Lezzetli Türkçesi, olayın kurgusu, karakterlerin özelliklerinin, geçmiş
yaşamlarının hani Freud’un dediği gibi buzdağının altının ortaya çıkışı gibi birçok
durumdaki bağlantı güzelliğini de bahsedeceğim elbette ama en çok yazarın bu
kültürel birikiminden etkilendim. Başar Başarır, farkındalık gözüyle
gördüklerini, okuyucuya eğlenceli bir dille aktarmış. “Arifeyi gördük, bayramı
göstermediler; çırak çıkartmak; boku bilmeden kenefe müdür olmak” gibi birçok
unutulmuş, belki en son kullanıcısıyla mezara gitmiş, belli yörelere özgü
deyimlerin, kelimelerin, konuşmaların bu romanla karşıma çıkması, kültürel
farkındalık gözüme kaçan çöpü çıkarttı. Bunlar, taş merdivenlerin altında,
toprakla betonlaşmış avluların en ücra, soğuk ve nemli köşelerine yerleşmiş
ifadelerdi ve öyle güzel bulundukları cümleye yerleşmişlerdi ki, aidiyet
duygusunu hatırlattı. Hani nicedir telli mutfak dolapları dekor olarak
kullanılıyor da gelip geçenlerin birçoğu için pek bir anlam ifade etmiyor, ben
işte o telli dolapların kenarına oturmuş, kızıl saçlarıyla sakin sakin konuşan
dedemin halasını hatırladım. Sanki Cemile hala canlanmış, aynı dolabın yanına
oturmuş, eski günlerden anlatıyordu : “Sekemekte oynamayın yavrum, düşersiniz”

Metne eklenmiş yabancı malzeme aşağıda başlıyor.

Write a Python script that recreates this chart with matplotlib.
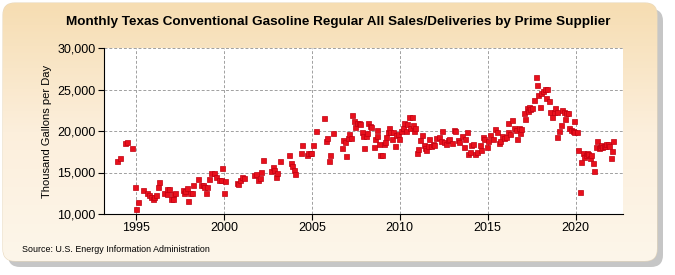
import numpy as np
import matplotlib
matplotlib.use("Agg")
import matplotlib.pyplot as plt
from matplotlib.patches import FancyBboxPatch
from matplotlib.colors import LinearSegmentedColormap

# decimal year, thousand gallons per day
years = [
    1993.94, 1994.07, 1994.38, 1994.49, 1994.75, 1994.92, 1994.98, 1995.09, 1995.38, 1995.64,
    1995.74, 1995.83, 1995.95, 1996.04, 1996.16, 1996.23, 1996.33, 1996.61, 1996.74, 1996.78,
    1996.87, 1996.97, 1997.10, 1997.12, 1997.23, 1997.65, 1997.71, 1997.80, 1997.88, 1997.97,
    1998.07, 1998.16, 1998.24, 1998.50, 1998.69, 1998.79, 1998.88, 1998.98, 1999.05, 1999.13,
    1999.28, 1999.45, 1999.56, 1999.72, 1999.83, 1999.92, 1999.98, 2000.09, 2000.74, 2000.83,
    2000.93, 2001.02, 2001.12, 2001.71, 2001.84, 2001.96, 2002.03, 2002.11, 2002.22, 2002.70,
    2002.79, 2002.85, 2002.97, 2003.04, 2003.19, 2003.71, 2003.80, 2003.90, 2003.97, 2004.05,
    2004.37, 2004.45, 2004.73, 2004.81, 2004.90, 2004.96, 2005.08, 2005.25, 2005.70, 2005.82,
    2005.89, 2005.99, 2006.05, 2006.22, 2006.73, 2006.79, 2006.90, 2006.96, 2007.05, 2007.13,
    2007.22, 2007.30, 2007.41, 2007.47, 2007.57, 2007.66, 2007.76, 2007.83, 2007.89, 2007.98,
    2008.06, 2008.16, 2008.21, 2008.31, 2008.38, 2008.52, 2008.61, 2008.69, 2008.73, 2008.84,
    2008.90, 2009.00, 2009.09, 2009.16, 2009.24, 2009.32, 2009.39, 2009.47, 2009.56, 2009.62,
    2009.75, 2009.81, 2009.92, 2009.98, 2010.08, 2010.17, 2010.27, 2010.34, 2010.42, 2010.51,
    2010.59, 2010.70, 2010.78, 2010.84, 2010.89, 2010.99, 2011.06, 2011.16, 2011.24, 2011.37,
    2011.46, 2011.52, 2011.62, 2011.69, 2011.79, 2011.88, 2011.96, 2012.09, 2012.24, 2012.34,
    2012.41, 2012.53, 2012.64, 2012.76, 2012.83, 2012.95, 2013.08, 2013.17, 2013.29, 2013.40,
    2013.52, 2013.63, 2013.73, 2013.80, 2013.88, 2013.99, 2014.07, 2014.18, 2014.28, 2014.39,
    2014.56, 2014.60, 2014.73, 2014.81, 2014.94, 2015.02, 2015.15, 2015.29, 2015.40, 2015.51,
    2015.63, 2015.72, 2015.82, 2015.91, 2016.03, 2016.16, 2016.18, 2016.29, 2016.37, 2016.50,
    2016.60, 2016.67, 2016.77, 2016.84, 2016.92, 2017.07, 2017.15, 2017.22, 2017.30, 2017.38,
    2017.41, 2017.53, 2017.62, 2017.74, 2017.79, 2017.87, 2017.97, 2018.06, 2018.16, 2018.27,
    2018.37, 2018.31, 2018.50, 2018.56, 2018.67, 2018.76, 2018.86, 2018.92, 2018.97, 2019.05,
    2019.16, 2019.24, 2019.32, 2019.39, 2019.45, 2019.56, 2019.62, 2019.75, 2019.83, 2019.90,
    2019.94, 2020.08, 2020.13, 2020.25, 2020.32, 2020.40, 2020.49, 2020.57, 2020.67, 2020.72,
    2020.81, 2020.89, 2020.99, 2021.05, 2021.16, 2021.24, 2021.31, 2021.37, 2021.44, 2021.52,
    2021.62, 2021.68, 2021.76, 2021.84, 2021.91, 2022.02, 2022.07, 2022.13,
]
sales = [
    16380, 16790, 18600, 18670, 18000, 13290, 10640, 11450, 12890, 12570,
    12290, 12090, 11770, 12010, 12250, 13290, 13860, 12570, 13050, 12450,
    13050, 11850, 11850, 12450, 12570, 12890, 12570, 12770, 13130, 11570,
    12490, 12570, 13530, 14260, 13450, 13450, 13290, 12570, 13290, 14180,
    14940, 14940, 14460, 14140, 14100, 15580, 12570, 13980, 13730, 13650,
    14060, 14420, 14300, 14730, 14810, 14090, 14330, 15050, 16540, 15140,
    15700, 15300, 14420, 14940, 16420, 17110, 16180, 15780, 15300, 14860,
    17390, 18310, 17110, 17310, 17390, 17350, 18310, 20000, 21610, 18840,
    19200, 16420, 17110, 19800, 17990, 18960, 18720, 17030, 19200, 19640,
    19200, 21970, 21200, 20520, 21000, 20920, 20840, 19880, 19360, 17990,
    19400, 19760, 21000, 20640, 20480, 18110, 19080, 19400, 20120, 18470,
    17150, 17150, 18390, 18670, 19240, 19920, 20360, 19880, 19080, 19880,
    18190, 19520, 19640, 19000, 20040, 20320, 20960, 19960, 20880, 21730,
    20400, 21730, 20720, 19960, 20400, 17390, 17830, 18920, 19520, 18270,
    17950, 17710, 18230, 19000, 18190, 18390, 18270, 19120, 19320, 18760,
    20000, 18630, 18470, 18920, 19000, 18590, 20160, 20040, 18920, 18630,
    19360, 18110, 19040, 19920, 17270, 17470, 18310, 18390, 17190, 17470,
    18270, 17710, 19240, 19000, 18110, 18840, 19560, 19040, 20280, 19920,
    18590, 18840, 19440, 19120, 19320, 19920, 21000, 19680, 21330, 20320,
    20160, 19040, 20320, 19720, 20200, 22170, 21490, 22730, 22370, 22930,
    22650, 22810, 23730, 26550, 25580, 24300, 22930, 24540, 24820, 25020,
    25060, 23940, 23650, 22330, 21650, 22290, 22770, 22250, 19320, 20040,
    20720, 22530, 22250, 21450, 22170, 22130, 20360, 20120, 20040, 21250,
    19840, 19920, 17710, 12650, 16270, 17310, 16910, 17110, 17310, 17190,
    16790, 17110, 16180, 15180, 18110, 18840, 17910, 18110, 18270, 18070,
    18150, 18190, 18390, 18430, 18230, 16790, 17630, 18840,
]
tick_years = [1995, 2000, 2005, 2010, 2015, 2020]
y_ticks = [10000, 15000, 20000, 25000, 30000]

plt.rcParams['font.family'] = ['Liberation Sans', 'DejaVu Sans']

fig = plt.figure(figsize=(6.75, 2.75), dpi=100)

# background: cream gradient rounded panel with a grey shadow
bg = fig.add_axes([0, 0, 1, 1], zorder=-10)
bg.set_xlim(0, 675)
bg.set_ylim(275, 0)
bg.axis('off')
shadow = FancyBboxPatch((8, 9), 655, 258, boxstyle="round,pad=0,rounding_size=12",
                        fc='#b8b8b8', ec='none', alpha=0.8)
bg.add_patch(shadow)
panel = FancyBboxPatch((3, 3), 654, 258, boxstyle="round,pad=0,rounding_size=12",
                       fc='none', ec='#e8d8bc', lw=0.8)
bg.add_patch(panel)
grad = np.linspace(0, 1, 256).reshape(-1, 1)
cmap = LinearSegmentedColormap.from_list('cream', ['#f6ddb2', '#fcefdc', '#fdf6ea'])
im = bg.imshow(grad, cmap=cmap, extent=[3, 657, 261, 3], aspect='auto', zorder=1)
im.set_clip_path(panel)

ax = fig.add_axes([104 / 675, 1 - 214 / 275, (623 - 104) / 675, (214 - 48) / 275])
ax.set_facecolor('white')
ax.plot(years, sales, linestyle='none', marker='s', markersize=3.6,
        markerfacecolor='#e8101c', markeredgecolor='#c00010', markeredgewidth=0.5,
        clip_on=False, zorder=3)

ax.set_xlim(1993.18, 2022.7)
ax.set_ylim(10000, 30000)
ax.set_xticks(tick_years)
ax.set_yticks(y_ticks)
ax.set_yticklabels([f'{v:,}' for v in y_ticks])
ax.grid(True, color='#a0a0a0', linestyle=(0, (3, 2)), linewidth=0.7)
ax.set_axisbelow(True)
for s in ['top', 'right']:
    ax.spines[s].set_visible(False)
for s in ['left', 'bottom']:
    ax.spines[s].set_color('black')
    ax.spines[s].set_linewidth(0.8)
ax.tick_params(axis='both', labelsize=9, length=4, width=0.8, colors='black', pad=2)
ax.set_ylabel('Thousand Gallons per Day', fontsize=8, labelpad=4)

fig.text(338 / 675, 1 - 22 / 275, 'Monthly Texas Conventional Gasoline Regular All Sales/Deliveries by Prime Supplier',
         ha='center', va='center', fontsize=9.7, fontweight='bold')
fig.text(22 / 675, 1 - 250 / 275, 'Source: U.S. Energy Information Administration',
         ha='left', va='center', fontsize=6.4)

fig.savefig('out.png', dpi=100)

diyordu. “Hanayı yeni suladım, ayaklarınızın çamurunu eve bulaştırmayın” diye
gülümsüyordu.
Romanın başkahramanı
Orhan, Aslı ile ani evliliği, ilk görüşte âşık olmasıyla birlikte pek çok
olayla mücadele etmek zorunda kalıyordu. Evet, Orhan günümüz dünya şivesiyle konuşuyordu. Yanlış okumadınız dünya şivesi
dedim, internet dilinin konuşulan dildeki bozulmasına ben günümüz dünya dili
diyorum. İnceden inceye, yazar aslında günümüz dünya şivesine de
dokunduruyordu. Orhan’ın kendi çevresinde, varlığı ile yokluğu pek bir anlam
ifade etmeyen bir karakter oluşundan, yarım bıraktığı işlerinden, bir baltaya
sap olamamış halinden mi geliyordu Sibop? Olabilir, ilk bakışta tabi. Bence Orhan,
kayıplarıyla, çocukluğunda yaşadığı travmatik olayla, yetişkinliğinde yaşadığı
iç çatışmalarıyla boğuşuyor, Aslı ile bunları aşmak için kendi hayat
mücadelesini veriyor, çevresindekilerle ve geçmişindeki olaylarla yüzleşiyordu.
İlk bakışta, argo olarak düşünülen Sibop, aslında sayfalar ilerledikçe lastiğin
basıncını ayarlayan en önemli unsur haline geliyordu. Orhan’ın aşkı, mücadelesi
olmasa, Orhan’la ilişkili tüm karakterlerin basınç ayarları normale
dönmeyecekti.
Yazarın
yeteneği, farkındalık düzeyinin yüksekliği ve birikimi bir araya gelmiş,
hanayın ortasına yerleşmiş. Hem de leziz bir Türkçe ile. Özetle, bağı suvarmış,
artık ürünlerin keyfini sürmesi kalmış. Umarım hepimiz, ne iş yapıyorsak
yapalım, nasıl bir birikime sahip olursak olalım, farkındalık gözümüzü de
açarız. Böylece dünyayı izlerken, varoluşun anlamını kavrar ve güzel eserleri
dünyayla buluştururuz.
SİBOP, Başar Başarır, Can Yayınları, 2017.